I actually think there's things you could do which from your point of view would be indistinguishable from "forcing the PLC to handle more requests." Rather than controlling the execution of just the calculations in a time-slicing fashion, you could do it to the whole ladder. In other words, lets say you have a ladder program of 1000 rungs. Create an execution control pointer that recycles from 1-10 then resets to 1. If the value is 1, execute the first 100 rungs and skip to the end of ladder, incrementing the value to 2. Next scan, execute the second 100 rungs and skip to the end, and so on. That way, you're getting 10 times the "scans" in a little more time than one scan now, but the rungs all execute in the originally designed order, so you don't need to do any tricky logic to adjust for the results of some calculations being fresher than others (unless you mean physical time as opposed to scan order). You could also scan the entire ladder, and follow with 10 null scans of just the END rung. Or a little cleaner might be to break the program into 10 subroutines of 100 rungs each and then the execution control logic is separate from the working ladder.

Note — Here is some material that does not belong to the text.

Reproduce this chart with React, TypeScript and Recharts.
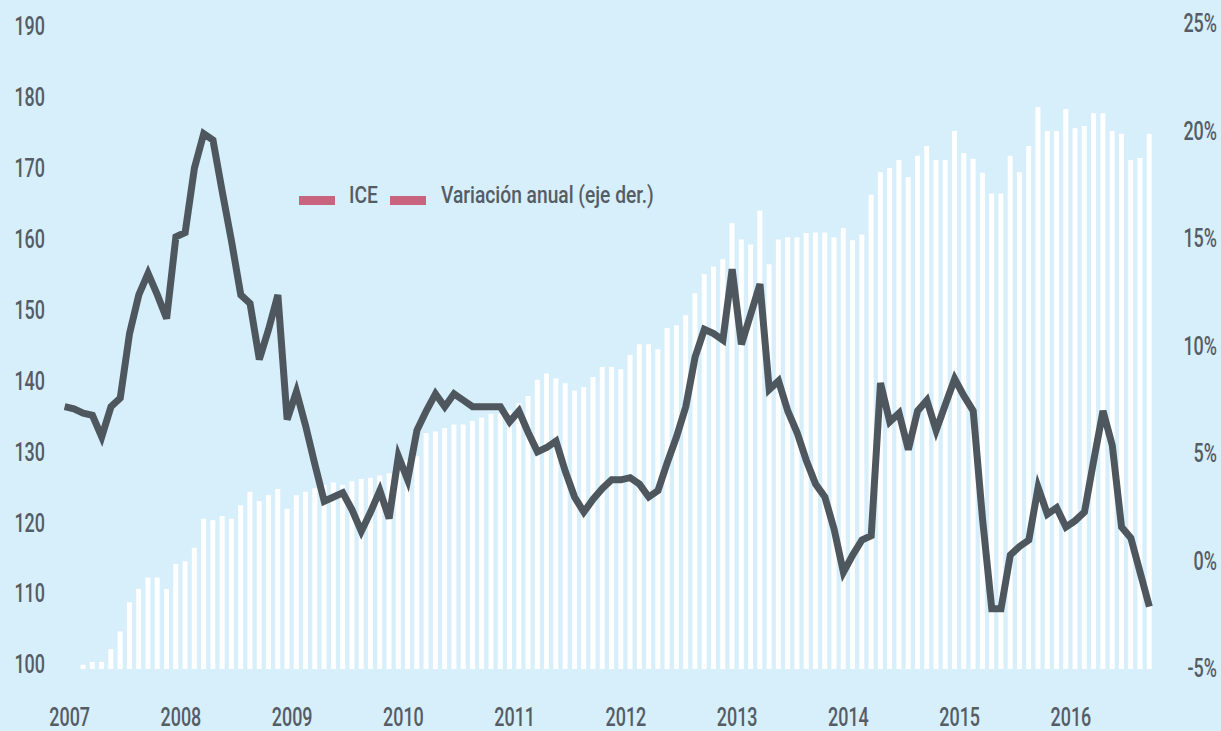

Or is it that you're worried about the values being returned by the ECOM being asynchronous to the scan? If so, use the scan once and 10 null scans method.
You also need to think about if the I/O updating 10 times a "scan" will give you problems (X0 was false for 100 rungs, then true for 200 rungs, then false again...). If it would be a problem, you can either copy the I/O to a proxy range once per metascan, or again, do the 1-real-and-10-virtual scan thing.
The more I think about this and your objectives, the more I think you'd be happiest with the 1-and-10 approach. IOW, only execute the logic every nth scan. Every other scan, jump directly to the end rung. That method, beside keeping you from having to break the program into chunks, allows you to fine tune the comms-vs-logic time slices at runtime from the MMI. Don't like your throughput, up the null-scan counter setpoint!
Using that approach, you don't have to worry about any problems with mid-scan changes in I/O, mid-scan ECOM transactions, and the calculations are all performed in the normal scan order and at the same clock time.